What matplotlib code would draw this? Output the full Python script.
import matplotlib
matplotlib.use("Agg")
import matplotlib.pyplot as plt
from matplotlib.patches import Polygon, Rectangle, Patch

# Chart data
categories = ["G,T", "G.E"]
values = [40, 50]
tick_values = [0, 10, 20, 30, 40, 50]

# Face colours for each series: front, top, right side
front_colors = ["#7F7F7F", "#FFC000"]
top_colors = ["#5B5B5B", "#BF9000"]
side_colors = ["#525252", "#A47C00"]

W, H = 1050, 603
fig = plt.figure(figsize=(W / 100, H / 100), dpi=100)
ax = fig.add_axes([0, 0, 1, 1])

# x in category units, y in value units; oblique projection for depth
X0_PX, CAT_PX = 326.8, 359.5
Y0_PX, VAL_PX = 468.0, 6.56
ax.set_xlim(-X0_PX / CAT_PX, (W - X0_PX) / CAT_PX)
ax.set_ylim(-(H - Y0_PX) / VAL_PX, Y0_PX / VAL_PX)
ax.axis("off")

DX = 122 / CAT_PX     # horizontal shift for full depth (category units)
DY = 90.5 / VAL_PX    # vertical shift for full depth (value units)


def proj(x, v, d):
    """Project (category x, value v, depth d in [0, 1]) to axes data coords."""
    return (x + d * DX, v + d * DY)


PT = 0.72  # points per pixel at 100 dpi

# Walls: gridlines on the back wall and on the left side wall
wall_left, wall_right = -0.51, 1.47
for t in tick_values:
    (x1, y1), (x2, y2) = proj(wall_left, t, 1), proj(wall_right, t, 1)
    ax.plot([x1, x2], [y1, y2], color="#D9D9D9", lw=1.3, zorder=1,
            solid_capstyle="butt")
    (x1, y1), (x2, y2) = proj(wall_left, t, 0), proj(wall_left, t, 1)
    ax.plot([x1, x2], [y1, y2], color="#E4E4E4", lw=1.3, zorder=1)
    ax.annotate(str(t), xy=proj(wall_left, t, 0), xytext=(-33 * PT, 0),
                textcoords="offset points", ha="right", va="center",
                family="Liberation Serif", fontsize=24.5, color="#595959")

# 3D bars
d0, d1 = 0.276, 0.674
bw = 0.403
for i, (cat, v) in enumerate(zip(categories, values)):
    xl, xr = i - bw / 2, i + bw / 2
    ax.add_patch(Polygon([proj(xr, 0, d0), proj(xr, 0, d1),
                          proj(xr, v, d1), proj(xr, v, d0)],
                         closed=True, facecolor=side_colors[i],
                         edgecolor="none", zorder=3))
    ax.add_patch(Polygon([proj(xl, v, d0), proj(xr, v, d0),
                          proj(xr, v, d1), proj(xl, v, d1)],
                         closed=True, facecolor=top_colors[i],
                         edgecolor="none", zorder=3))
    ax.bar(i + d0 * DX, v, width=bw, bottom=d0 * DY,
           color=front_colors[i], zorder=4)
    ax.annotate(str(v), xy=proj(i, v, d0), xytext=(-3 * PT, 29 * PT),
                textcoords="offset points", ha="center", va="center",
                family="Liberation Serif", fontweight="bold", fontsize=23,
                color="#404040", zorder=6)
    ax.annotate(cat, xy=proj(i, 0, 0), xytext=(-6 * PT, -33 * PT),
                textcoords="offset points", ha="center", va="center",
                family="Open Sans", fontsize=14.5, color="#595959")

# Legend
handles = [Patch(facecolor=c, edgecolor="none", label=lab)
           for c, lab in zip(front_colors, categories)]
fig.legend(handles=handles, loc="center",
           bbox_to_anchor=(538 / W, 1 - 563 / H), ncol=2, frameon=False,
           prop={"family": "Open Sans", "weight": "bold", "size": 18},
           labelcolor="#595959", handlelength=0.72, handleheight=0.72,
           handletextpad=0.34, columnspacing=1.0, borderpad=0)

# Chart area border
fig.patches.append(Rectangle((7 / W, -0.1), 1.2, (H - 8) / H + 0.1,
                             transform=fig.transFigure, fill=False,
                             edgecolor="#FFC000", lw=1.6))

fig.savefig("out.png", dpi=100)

☆ ☆ ☆

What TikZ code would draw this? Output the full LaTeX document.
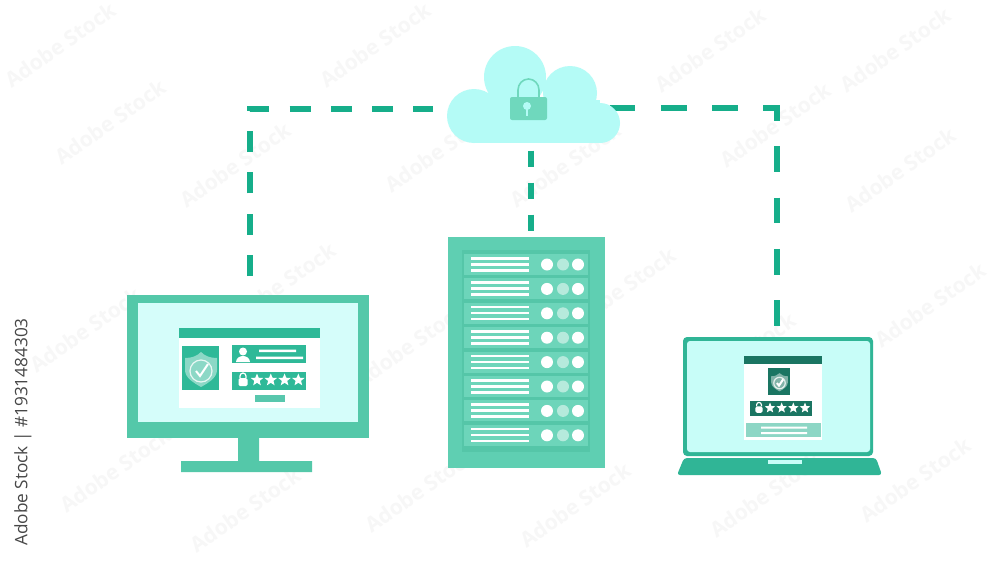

☆ ☆ ☆

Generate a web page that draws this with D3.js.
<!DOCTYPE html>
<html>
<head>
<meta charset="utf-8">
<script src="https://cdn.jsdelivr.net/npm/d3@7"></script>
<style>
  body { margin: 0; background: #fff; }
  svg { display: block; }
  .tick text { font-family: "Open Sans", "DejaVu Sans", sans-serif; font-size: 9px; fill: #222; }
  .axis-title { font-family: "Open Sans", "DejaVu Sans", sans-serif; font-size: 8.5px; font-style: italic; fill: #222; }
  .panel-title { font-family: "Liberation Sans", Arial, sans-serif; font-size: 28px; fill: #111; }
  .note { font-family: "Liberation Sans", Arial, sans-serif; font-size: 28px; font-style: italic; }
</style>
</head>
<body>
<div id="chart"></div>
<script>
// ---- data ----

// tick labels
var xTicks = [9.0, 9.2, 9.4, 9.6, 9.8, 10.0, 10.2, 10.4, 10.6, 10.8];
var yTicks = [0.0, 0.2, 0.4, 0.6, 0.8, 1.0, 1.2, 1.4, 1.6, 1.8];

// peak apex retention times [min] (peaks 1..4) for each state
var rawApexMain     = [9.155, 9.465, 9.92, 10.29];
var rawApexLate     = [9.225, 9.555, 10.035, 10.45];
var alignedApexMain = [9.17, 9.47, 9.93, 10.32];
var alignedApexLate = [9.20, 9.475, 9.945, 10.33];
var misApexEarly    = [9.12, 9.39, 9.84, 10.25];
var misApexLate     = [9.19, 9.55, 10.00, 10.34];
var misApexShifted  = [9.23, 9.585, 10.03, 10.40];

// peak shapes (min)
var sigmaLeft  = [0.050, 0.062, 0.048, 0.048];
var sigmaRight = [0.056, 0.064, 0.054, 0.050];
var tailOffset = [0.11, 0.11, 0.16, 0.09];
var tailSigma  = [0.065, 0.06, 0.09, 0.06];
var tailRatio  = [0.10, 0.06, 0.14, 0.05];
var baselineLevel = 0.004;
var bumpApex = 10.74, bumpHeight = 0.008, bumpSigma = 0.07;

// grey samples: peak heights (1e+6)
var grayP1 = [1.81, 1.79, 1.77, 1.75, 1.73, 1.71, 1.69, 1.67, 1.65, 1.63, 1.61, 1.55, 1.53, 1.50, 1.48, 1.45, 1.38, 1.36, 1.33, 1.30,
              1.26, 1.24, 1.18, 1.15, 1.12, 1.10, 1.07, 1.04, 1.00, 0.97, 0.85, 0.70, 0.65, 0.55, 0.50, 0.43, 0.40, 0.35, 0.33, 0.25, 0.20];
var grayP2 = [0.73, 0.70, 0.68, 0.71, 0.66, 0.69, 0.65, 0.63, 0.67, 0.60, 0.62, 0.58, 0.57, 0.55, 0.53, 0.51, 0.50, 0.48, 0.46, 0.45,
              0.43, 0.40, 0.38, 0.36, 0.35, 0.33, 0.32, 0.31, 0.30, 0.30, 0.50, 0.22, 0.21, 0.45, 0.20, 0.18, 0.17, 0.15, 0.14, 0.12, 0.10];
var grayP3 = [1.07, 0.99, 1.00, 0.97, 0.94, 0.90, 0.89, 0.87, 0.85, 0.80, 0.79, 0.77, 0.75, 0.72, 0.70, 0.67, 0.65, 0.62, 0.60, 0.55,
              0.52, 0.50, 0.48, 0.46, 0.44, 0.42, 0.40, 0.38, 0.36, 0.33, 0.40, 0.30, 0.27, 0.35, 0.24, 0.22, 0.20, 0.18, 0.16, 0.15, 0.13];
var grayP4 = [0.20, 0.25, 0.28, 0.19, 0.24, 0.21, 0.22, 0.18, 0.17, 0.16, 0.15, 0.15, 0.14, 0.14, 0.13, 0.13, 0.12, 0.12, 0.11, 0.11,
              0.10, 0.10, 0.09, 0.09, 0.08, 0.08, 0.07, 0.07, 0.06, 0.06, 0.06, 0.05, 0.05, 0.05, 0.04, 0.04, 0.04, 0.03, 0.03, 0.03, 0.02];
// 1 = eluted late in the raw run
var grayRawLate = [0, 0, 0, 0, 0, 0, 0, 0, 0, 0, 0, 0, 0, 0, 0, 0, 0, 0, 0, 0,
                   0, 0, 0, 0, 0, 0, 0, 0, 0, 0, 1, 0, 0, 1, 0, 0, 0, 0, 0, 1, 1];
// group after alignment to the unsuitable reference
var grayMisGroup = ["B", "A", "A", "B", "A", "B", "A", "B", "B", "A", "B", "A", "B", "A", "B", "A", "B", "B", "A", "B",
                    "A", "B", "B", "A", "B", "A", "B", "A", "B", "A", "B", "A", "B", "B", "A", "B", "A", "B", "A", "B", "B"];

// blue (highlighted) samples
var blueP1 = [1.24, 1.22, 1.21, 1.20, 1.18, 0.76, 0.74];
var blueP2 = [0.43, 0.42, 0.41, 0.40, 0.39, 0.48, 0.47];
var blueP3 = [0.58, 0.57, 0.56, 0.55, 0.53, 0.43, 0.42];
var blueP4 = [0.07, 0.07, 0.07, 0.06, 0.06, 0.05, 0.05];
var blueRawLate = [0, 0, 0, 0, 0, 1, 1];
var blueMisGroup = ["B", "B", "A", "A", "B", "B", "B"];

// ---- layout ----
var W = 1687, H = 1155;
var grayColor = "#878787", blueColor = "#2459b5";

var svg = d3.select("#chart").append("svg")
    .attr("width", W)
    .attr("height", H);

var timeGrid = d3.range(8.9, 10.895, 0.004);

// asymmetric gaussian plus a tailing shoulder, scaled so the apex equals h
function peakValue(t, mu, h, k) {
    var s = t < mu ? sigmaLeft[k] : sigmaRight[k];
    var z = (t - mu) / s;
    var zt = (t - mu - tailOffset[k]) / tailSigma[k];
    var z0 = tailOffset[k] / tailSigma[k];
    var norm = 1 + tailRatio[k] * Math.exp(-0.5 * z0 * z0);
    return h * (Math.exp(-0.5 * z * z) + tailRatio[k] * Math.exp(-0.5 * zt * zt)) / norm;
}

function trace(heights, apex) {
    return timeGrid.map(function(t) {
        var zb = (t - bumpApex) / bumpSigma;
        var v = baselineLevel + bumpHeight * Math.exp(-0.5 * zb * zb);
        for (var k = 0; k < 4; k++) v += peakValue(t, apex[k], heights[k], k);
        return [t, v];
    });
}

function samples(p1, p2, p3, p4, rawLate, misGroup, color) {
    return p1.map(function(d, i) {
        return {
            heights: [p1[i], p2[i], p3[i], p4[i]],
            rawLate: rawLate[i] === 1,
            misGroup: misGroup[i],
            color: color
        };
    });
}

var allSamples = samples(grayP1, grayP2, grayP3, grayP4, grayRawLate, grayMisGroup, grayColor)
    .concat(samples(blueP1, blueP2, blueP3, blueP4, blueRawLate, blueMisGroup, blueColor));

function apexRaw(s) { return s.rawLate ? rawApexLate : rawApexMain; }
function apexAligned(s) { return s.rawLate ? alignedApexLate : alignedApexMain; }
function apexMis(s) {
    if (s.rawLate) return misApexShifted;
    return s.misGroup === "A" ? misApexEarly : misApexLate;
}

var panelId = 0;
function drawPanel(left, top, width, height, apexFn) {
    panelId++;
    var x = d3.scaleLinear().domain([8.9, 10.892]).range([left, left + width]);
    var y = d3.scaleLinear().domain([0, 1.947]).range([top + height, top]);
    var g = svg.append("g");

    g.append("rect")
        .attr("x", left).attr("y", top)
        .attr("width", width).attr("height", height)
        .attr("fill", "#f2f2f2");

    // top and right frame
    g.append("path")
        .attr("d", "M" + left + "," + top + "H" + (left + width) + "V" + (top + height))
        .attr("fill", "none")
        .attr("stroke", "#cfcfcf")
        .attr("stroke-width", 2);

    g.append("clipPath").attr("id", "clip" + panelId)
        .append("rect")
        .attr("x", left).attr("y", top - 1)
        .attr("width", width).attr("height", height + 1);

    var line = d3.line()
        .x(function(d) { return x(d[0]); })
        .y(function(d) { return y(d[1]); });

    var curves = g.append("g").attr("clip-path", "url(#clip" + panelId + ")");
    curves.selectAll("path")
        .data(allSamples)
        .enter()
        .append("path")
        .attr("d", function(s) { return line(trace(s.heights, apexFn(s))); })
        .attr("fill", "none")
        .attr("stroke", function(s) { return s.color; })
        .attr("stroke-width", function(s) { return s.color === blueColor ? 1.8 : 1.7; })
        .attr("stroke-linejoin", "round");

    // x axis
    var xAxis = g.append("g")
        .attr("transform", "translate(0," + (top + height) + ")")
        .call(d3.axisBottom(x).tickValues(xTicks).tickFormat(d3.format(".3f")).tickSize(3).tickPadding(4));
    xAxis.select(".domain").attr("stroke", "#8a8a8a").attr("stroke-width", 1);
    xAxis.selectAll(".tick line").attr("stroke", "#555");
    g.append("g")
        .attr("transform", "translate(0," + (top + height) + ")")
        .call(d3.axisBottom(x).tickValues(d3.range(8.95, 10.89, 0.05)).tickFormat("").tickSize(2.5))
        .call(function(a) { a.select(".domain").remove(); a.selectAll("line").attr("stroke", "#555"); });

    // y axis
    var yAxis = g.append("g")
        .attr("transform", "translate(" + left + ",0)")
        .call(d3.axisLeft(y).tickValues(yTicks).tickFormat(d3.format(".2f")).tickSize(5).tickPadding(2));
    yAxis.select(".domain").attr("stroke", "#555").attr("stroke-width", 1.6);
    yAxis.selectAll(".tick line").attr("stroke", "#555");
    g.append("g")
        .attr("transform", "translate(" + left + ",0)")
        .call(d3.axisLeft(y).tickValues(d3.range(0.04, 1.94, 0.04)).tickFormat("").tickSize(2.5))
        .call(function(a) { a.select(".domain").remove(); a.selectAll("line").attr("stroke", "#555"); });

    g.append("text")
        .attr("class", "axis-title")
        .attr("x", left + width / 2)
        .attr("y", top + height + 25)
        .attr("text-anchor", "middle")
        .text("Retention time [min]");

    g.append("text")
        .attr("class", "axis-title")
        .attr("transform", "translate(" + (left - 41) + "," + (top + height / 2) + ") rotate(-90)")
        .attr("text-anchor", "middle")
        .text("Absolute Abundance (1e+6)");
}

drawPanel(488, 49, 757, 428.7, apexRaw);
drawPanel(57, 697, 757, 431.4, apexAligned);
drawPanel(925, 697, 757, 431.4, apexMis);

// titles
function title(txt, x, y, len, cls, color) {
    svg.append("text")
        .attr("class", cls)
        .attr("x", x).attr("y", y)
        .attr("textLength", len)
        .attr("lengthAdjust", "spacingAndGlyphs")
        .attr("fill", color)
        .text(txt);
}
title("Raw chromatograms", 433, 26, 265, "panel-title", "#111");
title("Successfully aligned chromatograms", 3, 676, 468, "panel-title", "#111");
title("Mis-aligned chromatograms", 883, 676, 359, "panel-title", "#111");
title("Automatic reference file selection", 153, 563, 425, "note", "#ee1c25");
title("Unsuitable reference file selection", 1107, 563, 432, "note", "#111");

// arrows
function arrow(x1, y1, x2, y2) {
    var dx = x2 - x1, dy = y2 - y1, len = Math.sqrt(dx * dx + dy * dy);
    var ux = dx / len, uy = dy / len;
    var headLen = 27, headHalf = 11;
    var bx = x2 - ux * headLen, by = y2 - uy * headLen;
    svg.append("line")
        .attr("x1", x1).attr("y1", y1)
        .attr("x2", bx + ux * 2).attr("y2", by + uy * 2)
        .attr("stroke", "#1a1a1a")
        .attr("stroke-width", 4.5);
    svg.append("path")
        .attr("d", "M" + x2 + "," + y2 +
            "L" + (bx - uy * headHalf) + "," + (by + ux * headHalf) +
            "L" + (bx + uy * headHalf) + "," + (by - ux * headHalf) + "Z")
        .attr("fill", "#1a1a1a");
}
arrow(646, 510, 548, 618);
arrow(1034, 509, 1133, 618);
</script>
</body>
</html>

☆ ☆ ☆

From the line that contains "Generate a web" through the line that contains "var bumpApex = 10.74, bumpHeight", reproduce every line exactly, both end lines included.

Generate a web page that draws this with D3.js.
<!DOCTYPE html>
<html>
<head>
<meta charset="utf-8">
<script src="https://cdn.jsdelivr.net/npm/d3@7"></script>
<style>
  body { margin: 0; background: #fff; }
  svg { display: block; }
  .tick text { font-family: "Open Sans", "DejaVu Sans", sans-serif; font-size: 9px; fill: #222; }
  .axis-title { font-family: "Open Sans", "DejaVu Sans", sans-serif; font-size: 8.5px; font-style: italic; fill: #222; }
  .panel-title { font-family: "Liberation Sans", Arial, sans-serif; font-size: 28px; fill: #111; }
  .note { font-family: "Liberation Sans", Arial, sans-serif; font-size: 28px; font-style: italic; }
</style>
</head>
<body>
<div id="chart"></div>
<script>
// ---- data ----

// tick labels
var xTicks = [9.0, 9.2, 9.4, 9.6, 9.8, 10.0, 10.2, 10.4, 10.6, 10.8];
var yTicks = [0.0, 0.2, 0.4, 0.6, 0.8, 1.0, 1.2, 1.4, 1.6, 1.8];

// peak apex retention times [min] (peaks 1..4) for each state
var rawApexMain     = [9.155, 9.465, 9.92, 10.29];
var rawApexLate     = [9.225, 9.555, 10.035, 10.45];
var alignedApexMain = [9.17, 9.47, 9.93, 10.32];
var alignedApexLate = [9.20, 9.475, 9.945, 10.33];
var misApexEarly    = [9.12, 9.39, 9.84, 10.25];
var misApexLate     = [9.19, 9.55, 10.00, 10.34];
var misApexShifted  = [9.23, 9.585, 10.03, 10.40];

// peak shapes (min)
var sigmaLeft  = [0.050, 0.062, 0.048, 0.048];
var sigmaRight = [0.056, 0.064, 0.054, 0.050];
var tailOffset = [0.11, 0.11, 0.16, 0.09];
var tailSigma  = [0.065, 0.06, 0.09, 0.06];
var tailRatio  = [0.10, 0.06, 0.14, 0.05];
var baselineLevel = 0.004;
var bumpApex = 10.74, bumpHeight = 0.008, bumpSigma = 0.07;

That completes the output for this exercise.